■ What to do
Print exactly the lines below between the line containing "Convert this chart to Altair code." and the line containing "-0.00044, -0.00041, -0.00040]", counting both of those lines. Leave pictures out.

◇ ◇ ◇ ◇ ◇

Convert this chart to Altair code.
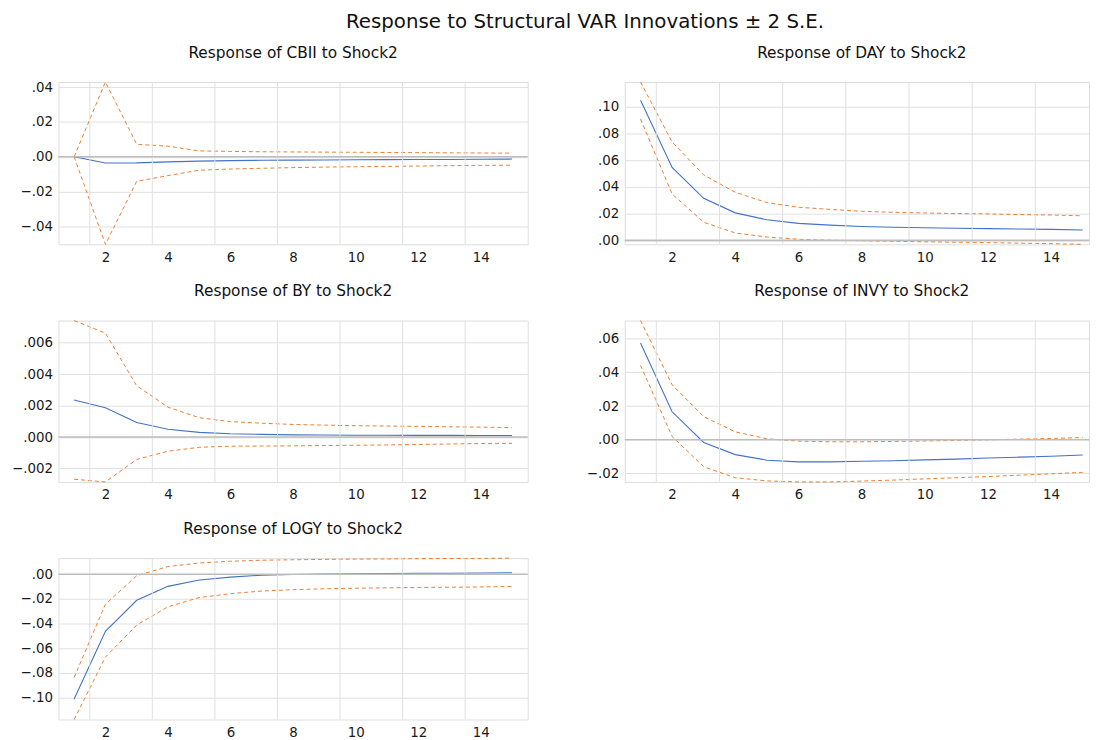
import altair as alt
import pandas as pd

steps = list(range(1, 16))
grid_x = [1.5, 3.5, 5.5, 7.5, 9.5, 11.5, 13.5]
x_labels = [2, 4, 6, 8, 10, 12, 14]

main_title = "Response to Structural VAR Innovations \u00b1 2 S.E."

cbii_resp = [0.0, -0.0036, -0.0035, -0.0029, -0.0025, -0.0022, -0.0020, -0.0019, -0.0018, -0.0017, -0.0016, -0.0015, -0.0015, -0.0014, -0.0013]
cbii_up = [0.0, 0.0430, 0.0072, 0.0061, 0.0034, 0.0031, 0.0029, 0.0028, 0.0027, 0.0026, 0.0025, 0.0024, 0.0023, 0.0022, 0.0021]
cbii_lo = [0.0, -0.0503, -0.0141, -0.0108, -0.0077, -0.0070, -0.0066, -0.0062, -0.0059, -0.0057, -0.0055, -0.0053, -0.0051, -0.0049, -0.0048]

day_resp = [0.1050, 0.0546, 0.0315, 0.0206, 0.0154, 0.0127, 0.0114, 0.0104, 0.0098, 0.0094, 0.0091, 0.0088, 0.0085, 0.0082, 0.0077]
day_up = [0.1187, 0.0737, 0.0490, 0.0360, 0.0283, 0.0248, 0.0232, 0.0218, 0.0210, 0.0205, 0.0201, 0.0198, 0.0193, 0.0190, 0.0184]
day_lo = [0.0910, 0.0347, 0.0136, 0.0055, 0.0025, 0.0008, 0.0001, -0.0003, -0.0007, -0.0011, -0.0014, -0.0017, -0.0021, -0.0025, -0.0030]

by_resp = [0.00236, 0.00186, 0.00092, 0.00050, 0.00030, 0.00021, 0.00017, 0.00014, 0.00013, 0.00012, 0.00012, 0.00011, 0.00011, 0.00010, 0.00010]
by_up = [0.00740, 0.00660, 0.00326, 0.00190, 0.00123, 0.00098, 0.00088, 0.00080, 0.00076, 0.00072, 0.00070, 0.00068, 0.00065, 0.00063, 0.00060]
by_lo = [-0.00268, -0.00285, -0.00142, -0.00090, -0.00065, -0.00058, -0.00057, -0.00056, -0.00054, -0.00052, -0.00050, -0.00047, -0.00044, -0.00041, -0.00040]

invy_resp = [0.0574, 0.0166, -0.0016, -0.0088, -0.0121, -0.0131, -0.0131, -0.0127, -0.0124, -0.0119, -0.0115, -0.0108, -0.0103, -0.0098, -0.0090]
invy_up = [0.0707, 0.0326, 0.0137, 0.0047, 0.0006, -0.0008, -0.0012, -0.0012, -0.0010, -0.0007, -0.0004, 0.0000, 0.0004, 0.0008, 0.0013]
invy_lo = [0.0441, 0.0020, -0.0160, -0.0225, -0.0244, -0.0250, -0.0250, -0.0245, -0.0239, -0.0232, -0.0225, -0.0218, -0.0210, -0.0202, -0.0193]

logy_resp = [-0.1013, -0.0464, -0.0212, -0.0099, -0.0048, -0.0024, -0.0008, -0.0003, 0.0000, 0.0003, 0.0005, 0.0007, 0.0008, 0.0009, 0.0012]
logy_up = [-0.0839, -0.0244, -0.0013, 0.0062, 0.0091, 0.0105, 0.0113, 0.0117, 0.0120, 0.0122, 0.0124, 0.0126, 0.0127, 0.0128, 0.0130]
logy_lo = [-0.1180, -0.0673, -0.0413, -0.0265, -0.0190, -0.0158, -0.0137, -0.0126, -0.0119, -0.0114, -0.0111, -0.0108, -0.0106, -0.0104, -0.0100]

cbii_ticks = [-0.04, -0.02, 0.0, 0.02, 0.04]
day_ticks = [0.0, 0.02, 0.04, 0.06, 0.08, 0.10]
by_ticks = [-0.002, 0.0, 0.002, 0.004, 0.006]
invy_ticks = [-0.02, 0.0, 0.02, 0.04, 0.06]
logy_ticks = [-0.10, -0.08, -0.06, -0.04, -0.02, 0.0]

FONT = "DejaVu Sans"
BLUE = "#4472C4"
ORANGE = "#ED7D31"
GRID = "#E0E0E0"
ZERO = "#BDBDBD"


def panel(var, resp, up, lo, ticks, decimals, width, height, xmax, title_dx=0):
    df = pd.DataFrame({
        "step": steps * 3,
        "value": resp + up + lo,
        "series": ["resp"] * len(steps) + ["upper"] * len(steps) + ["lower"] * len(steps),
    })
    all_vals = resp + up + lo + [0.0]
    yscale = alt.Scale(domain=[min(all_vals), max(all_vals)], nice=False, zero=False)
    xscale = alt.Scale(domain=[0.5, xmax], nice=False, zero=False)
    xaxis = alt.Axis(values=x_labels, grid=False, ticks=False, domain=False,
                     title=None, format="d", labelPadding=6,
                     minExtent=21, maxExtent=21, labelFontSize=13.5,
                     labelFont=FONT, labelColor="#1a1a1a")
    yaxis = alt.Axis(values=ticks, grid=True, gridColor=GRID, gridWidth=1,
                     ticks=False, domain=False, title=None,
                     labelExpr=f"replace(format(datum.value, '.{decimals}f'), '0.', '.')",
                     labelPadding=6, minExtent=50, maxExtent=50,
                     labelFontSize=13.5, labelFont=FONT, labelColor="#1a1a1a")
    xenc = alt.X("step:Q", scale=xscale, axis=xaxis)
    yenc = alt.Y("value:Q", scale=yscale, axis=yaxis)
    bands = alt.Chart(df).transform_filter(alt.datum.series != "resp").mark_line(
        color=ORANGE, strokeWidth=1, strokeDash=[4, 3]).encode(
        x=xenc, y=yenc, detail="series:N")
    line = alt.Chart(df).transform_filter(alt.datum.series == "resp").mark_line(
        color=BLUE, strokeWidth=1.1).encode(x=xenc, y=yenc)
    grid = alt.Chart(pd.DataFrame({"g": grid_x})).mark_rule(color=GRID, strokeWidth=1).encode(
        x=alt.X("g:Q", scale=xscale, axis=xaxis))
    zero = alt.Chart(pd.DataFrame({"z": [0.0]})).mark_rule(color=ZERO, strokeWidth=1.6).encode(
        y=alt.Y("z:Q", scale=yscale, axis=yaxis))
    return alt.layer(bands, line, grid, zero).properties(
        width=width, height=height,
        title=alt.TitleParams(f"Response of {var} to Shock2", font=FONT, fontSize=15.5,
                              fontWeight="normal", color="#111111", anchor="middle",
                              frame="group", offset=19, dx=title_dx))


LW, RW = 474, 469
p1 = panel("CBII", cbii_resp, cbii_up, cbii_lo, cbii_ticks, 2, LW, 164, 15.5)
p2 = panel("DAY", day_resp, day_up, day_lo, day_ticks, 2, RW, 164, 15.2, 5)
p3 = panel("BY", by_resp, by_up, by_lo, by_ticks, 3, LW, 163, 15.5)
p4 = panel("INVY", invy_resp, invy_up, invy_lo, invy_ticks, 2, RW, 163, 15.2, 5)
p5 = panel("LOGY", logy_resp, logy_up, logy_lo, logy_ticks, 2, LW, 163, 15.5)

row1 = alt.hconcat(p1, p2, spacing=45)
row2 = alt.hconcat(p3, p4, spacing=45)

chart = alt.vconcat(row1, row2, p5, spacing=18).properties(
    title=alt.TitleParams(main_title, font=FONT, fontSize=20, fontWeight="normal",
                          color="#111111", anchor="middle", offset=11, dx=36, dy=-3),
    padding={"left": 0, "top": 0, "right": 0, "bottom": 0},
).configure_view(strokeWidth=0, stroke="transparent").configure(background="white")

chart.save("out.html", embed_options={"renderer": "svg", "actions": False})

◇ ◇ ◇ ◇ ◇

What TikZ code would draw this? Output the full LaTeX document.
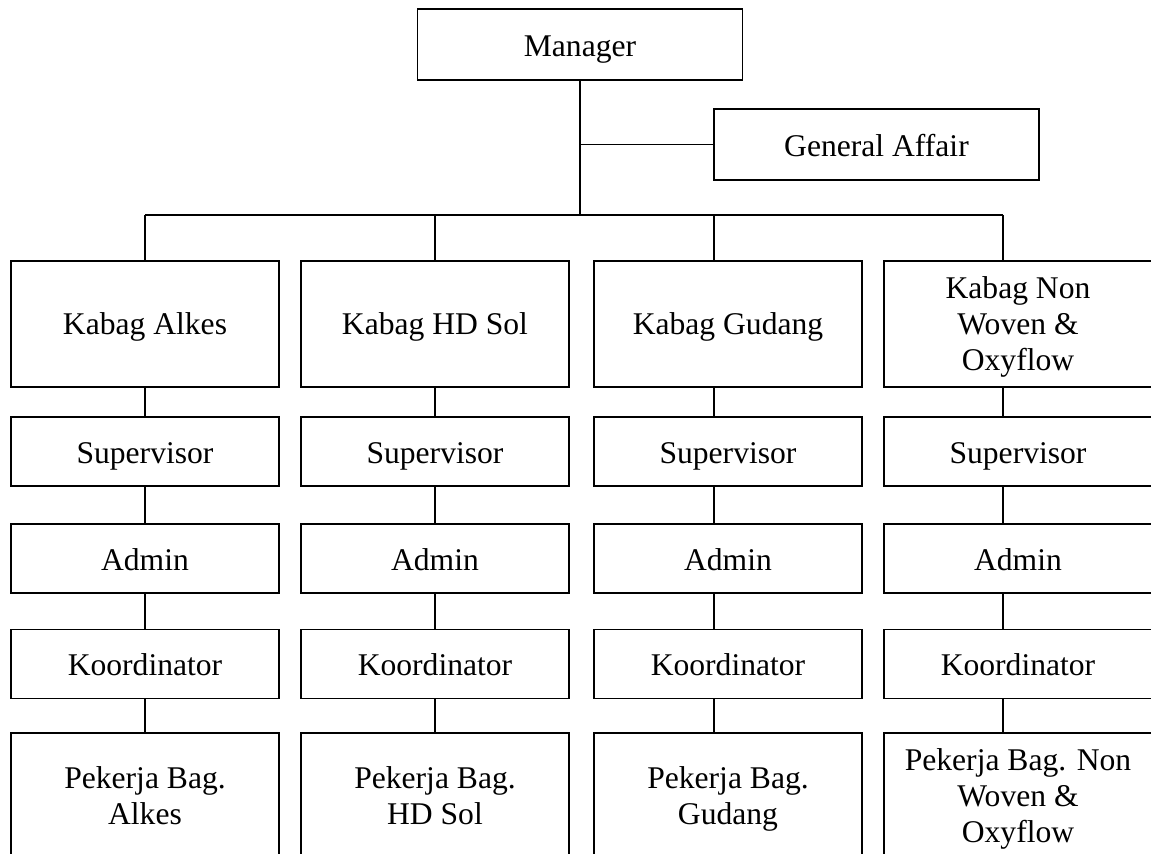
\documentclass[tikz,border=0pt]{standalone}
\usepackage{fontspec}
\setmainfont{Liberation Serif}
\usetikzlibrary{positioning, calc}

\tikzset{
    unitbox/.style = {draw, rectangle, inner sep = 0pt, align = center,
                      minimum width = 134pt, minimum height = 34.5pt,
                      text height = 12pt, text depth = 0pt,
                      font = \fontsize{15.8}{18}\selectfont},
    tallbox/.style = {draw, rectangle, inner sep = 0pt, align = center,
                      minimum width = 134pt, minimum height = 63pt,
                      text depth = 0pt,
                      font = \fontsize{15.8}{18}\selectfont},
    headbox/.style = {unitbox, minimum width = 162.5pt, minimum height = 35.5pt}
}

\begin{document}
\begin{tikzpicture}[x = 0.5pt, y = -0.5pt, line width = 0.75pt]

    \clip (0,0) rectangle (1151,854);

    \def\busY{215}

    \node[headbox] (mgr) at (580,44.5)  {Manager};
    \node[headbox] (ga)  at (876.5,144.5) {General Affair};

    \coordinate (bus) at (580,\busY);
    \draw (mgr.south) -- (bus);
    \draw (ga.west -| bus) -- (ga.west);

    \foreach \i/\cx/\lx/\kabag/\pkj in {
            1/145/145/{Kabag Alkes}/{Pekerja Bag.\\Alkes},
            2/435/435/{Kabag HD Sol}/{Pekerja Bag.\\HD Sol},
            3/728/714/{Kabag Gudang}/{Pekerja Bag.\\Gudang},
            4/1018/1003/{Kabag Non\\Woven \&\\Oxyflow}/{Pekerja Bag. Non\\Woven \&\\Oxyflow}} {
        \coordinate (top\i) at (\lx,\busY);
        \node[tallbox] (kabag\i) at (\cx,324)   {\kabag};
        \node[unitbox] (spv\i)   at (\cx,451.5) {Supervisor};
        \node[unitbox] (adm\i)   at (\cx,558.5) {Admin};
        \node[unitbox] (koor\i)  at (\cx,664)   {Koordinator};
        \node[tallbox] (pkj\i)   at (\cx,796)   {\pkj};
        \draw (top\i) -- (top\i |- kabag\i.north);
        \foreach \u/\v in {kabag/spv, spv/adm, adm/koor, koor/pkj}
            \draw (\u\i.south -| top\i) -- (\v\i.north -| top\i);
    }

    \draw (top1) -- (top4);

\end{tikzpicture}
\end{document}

◇ ◇ ◇ ◇ ◇

■ In response
Convert this chart to Altair code.
import altair as alt
import pandas as pd

steps = list(range(1, 16))
grid_x = [1.5, 3.5, 5.5, 7.5, 9.5, 11.5, 13.5]
x_labels = [2, 4, 6, 8, 10, 12, 14]

main_title = "Response to Structural VAR Innovations \u00b1 2 S.E."

cbii_resp = [0.0, -0.0036, -0.0035, -0.0029, -0.0025, -0.0022, -0.0020, -0.0019, -0.0018, -0.0017, -0.0016, -0.0015, -0.0015, -0.0014, -0.0013]
cbii_up = [0.0, 0.0430, 0.0072, 0.0061, 0.0034, 0.0031, 0.0029, 0.0028, 0.0027, 0.0026, 0.0025, 0.0024, 0.0023, 0.0022, 0.0021]
cbii_lo = [0.0, -0.0503, -0.0141, -0.0108, -0.0077, -0.0070, -0.0066, -0.0062, -0.0059, -0.0057, -0.0055, -0.0053, -0.0051, -0.0049, -0.0048]

day_resp = [0.1050, 0.0546, 0.0315, 0.0206, 0.0154, 0.0127, 0.0114, 0.0104, 0.0098, 0.0094, 0.0091, 0.0088, 0.0085, 0.0082, 0.0077]
day_up = [0.1187, 0.0737, 0.0490, 0.0360, 0.0283, 0.0248, 0.0232, 0.0218, 0.0210, 0.0205, 0.0201, 0.0198, 0.0193, 0.0190, 0.0184]
day_lo = [0.0910, 0.0347, 0.0136, 0.0055, 0.0025, 0.0008, 0.0001, -0.0003, -0.0007, -0.0011, -0.0014, -0.0017, -0.0021, -0.0025, -0.0030]

by_resp = [0.00236, 0.00186, 0.00092, 0.00050, 0.00030, 0.00021, 0.00017, 0.00014, 0.00013, 0.00012, 0.00012, 0.00011, 0.00011, 0.00010, 0.00010]
by_up = [0.00740, 0.00660, 0.00326, 0.00190, 0.00123, 0.00098, 0.00088, 0.00080, 0.00076, 0.00072, 0.00070, 0.00068, 0.00065, 0.00063, 0.00060]
by_lo = [-0.00268, -0.00285, -0.00142, -0.00090, -0.00065, -0.00058, -0.00057, -0.00056, -0.00054, -0.00052, -0.00050, -0.00047, -0.00044, -0.00041, -0.00040]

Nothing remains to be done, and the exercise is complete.